Paulo Guinote
A
época da pausa de Natal, enquanto se mantiver no calendário escolar
e resistir às tendência inovadoras que por aí se querem espalhar,
é um momento desejado de calma, descanso e, se possível, de colocar
algumas leituras em dia, em especial as que exigem mais atenção do
que os quotidianos acelerados permitem. Uma delas é o ensaio de
Isabel Lorey com o título State
of Insecurity – Government of the Precarious (Londres,
2015), sobre a forma como a precariedade se tornou uma marca da
sociedade actual e uma estratégia do próprio poder político nas
sociedades ocidentais para manter o tal “estado de insegurança”

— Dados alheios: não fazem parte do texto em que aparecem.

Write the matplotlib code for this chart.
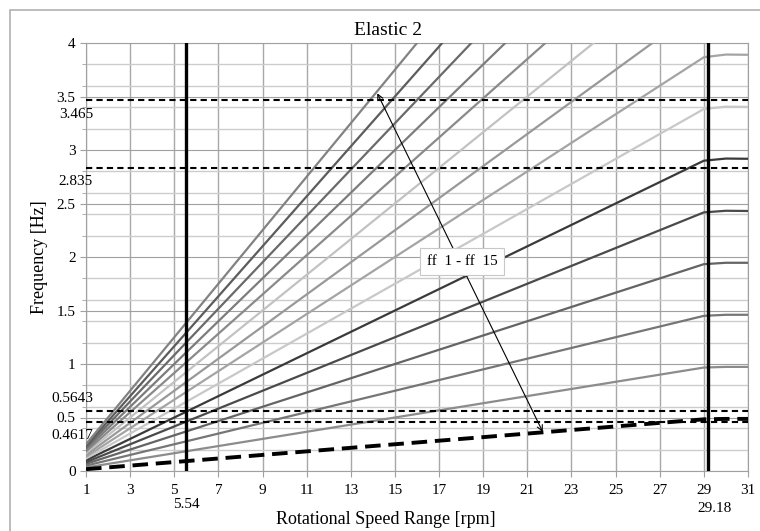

entre os indivíduos, por forma a que neles se instale o medo da
perda da sua posição no mercado de trabalho ou de estatuto social,
fomentando uma atitude de submissão e não contestação ao modelo
de governação dominante.
Após
a instalação do medo com origem externa (os ataques terroristas, as
vagas de imigrantes) o discurso da insegurança instalou-se a partir
do próprio funcionamento da sociedade, promovendo a adesão a
estratégias securitárias, não apenas no sentido do fechamento de
fronteiras e de rejeição do “outro”, mas do próprio reforço
de políticas internas alegadamente destinadas a reforçar a
“segurança”, não apenas policial mas também alegadamente
económica.
A
precariedade laboral é um dos aspectos nucleares da actual erosão
das políticas sociais que marcaram o progresso das sociedades
ocidentais, afirmando-se como incomportável a manutenção de um
conjunto de “direitos” que se apresentam como um encargo
demasiado pesado para os meios financeiros do Estado, pelo que os
indivíduos devem abdicar de parte do que foram as conquistas do
Estado Social do pós-II Guerra Mundial e aderir a um modo de
governação que, apresentando-se como o modo único de resistir à
crise e promover uma alegada “segurança”, acaba por desenvolver
um alargado sentimento de ansiedade nas populações.
É
natural associar esta teorização, pela forma clara como se aplica
na prática, às políticas desenvolvidas nos últimos 10-15 anos, em
especial depois da crise financeira de 2008 e ao discurso da
inevitabilidade da precarização das redes de protecção social e
das condições do mercado de trabalho. A aplicação de conceitos e
práticas como “flexibilidade” ou “eficácia” na gestão dos
recursos humanos “no século XXI” fez-se através da expansão de
um processo de crescente vulnerabilidade de grupos sociais e
profissionais que até há pouco se sentiam de certa forma imunes ao
risco de perderem as suas posições.
“Devido ao desmantelamento e remodelação dos sistemas de salvaguarda colectiva, toda a forma de independência desaparece na face dos perigos da precariedade e da precarização; invulnerabilidade e soberania tornam-se óbvias ilusões. Até aqueles que antes estavam seguros à custa de terceiros nacionais ou globais, estão a perder protecção social” p. 89.
E
não é difícil perceber como tudo isto se aplica, de um modo que
deixa pouca margem para dúvidas, às estratégias de precarização
dos direitos de classes socio-profissionais que o poder político
passou a considerar como demasiado autónomas devido a uma sensação
de segurança material. O
caso do ataque continuado à classe docente nos últimos 15 anos e
aos seus alegados “privilégios”, a forma como as suas condições
de trabalho e mesmo de vínculo laboral foram sendo progressivamente
estilhaçadas, independentemente da orientação política dominante
nos governos, enquadram-se de forma perfeita nesta estratégia de
domesticação pelo medo, seja através da insegurança do grupo,
seja das ansiedades individuais.
E
assim se percebe que o que é apresentado como um problema
específico, local/nacional, não passa de uma faceta da investida
global de remodelação do welfare
state em
favor de uma lógica de governação que baseia na insegurança a sua
principal estratégia de manutenção de poder e de controle das
possibilidades de resistência efectiva.